The Plat is a fine machine, the pro is finer. Can't lose with either machine.


----------



## 351beno

The pro model has a better gearcase, bigger bearings, better drive, ect ect. Its better all around.


----------



## NewLaw83

Ariens hydro pro said:


> The Pro is a few inches taller (bucket), so if you get a lot of snow this might be a better option. The impeller spins a little faster throwing the snow further plus it has a bigger engine.
> 
> The Plat is a fine machine, the pro is finer. Can't lose with either machine.


Good point! Thanks, Arien Hydro Pro!


----------



## NewLaw83

351beno said:


> The pro model has a better gearcase, bigger bearings, better drive, ect ect. Its better all around.


Thanks, 351beno! Also, it looks like the Pro has almost twice the fuel capacity! I feel like I am leaning more and more toward the Pro with all those better features seems worth the $400 extra.

.8 gallon fuel tank for 414 CC engine?


----------



## 10953

NewLaw83 said:


> .8 gallon fuel tank for 414 CC engine?


if like many of todays machines that .8 gallon tank should make it run APX. 1.5 hours + or - before needing to refill.
todays motors run way cleaner for the EPA and CARB regs then of older times which in the end run means better per hour consupsion


----------



## NewLaw83

87 powershift said:


> if like many of todays machines that .8 gallon tank should make it run APX. 1.5 hours + or - before needing to refill.
> todays motors run way cleaner for the EPA and CARB regs then of older times which in the end run means better per hour consupsion


Yesterday I read that one poster was getting about 45 minutes and needing to refuel their Platinum 30. Maybe their machine needed to be tuned up? Its not the end of the world or a HUGE deal breaker but I hate having to refuel in the middle of doing work, especially if its in a storm. The little Toro CCR 3650 that I used last season lasted about an 1.5 hours before running out.


----------



## GoBlowSnow

Tanks have gotten a bit smaller and of course with a bigger engine you will use fuel faster if you are really working the machine. 45 min to an hour sounds about right for fuel time on moderate to heavy use of the machine.


----------



## Scrounger

It still seems like rather steep fuel consumption for a blower.


----------



## NewLaw83

GoBlowSnow said:


> Tanks have gotten a bit smaller and of course with a bigger engine you will use fuel faster if you are really working the machine. 45 min to an hour sounds about right for fuel time on moderate to heavy use of the machine.


Hey GoBlowSnow!

Thank you for your response! Yeah I hope to get about 1.5 hours before refueling. Like I said earlier. I would hate to have to refuel or worry about refueling in the middle of snowblowing.


----------



## Mudflap

I'd also like the fuel to last a long time, but if using a bigger machine meant getting done faster I'd be willing to refuel to get 'er done.


----------



## NewLaw83

Scrounger said:


> It still seems like rather steep fuel consumption for a blower.

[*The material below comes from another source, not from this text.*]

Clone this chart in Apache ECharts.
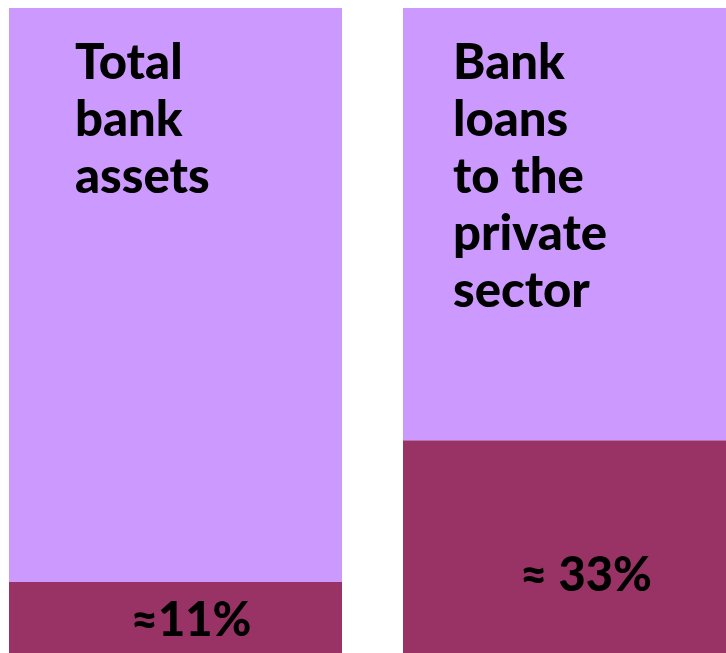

Yeah thinking the same thing.


----------



## NewLaw83

Mudflap said:


> I'd also like the fuel to last a long time, but if using a bigger machine meant getting done faster I'd be willing to refuel to get 'er done.


I just hate having to do that. Especially, when I am close to finishing up.


----------



## NewLaw83

Thank you to all for posting! I am able to get a Ariens Pro 28 brand new and all set up for $1999 at a local power equipment shop (dealer) that is right down the street from me. For anyone in MA it is Norfolk Power Equipment.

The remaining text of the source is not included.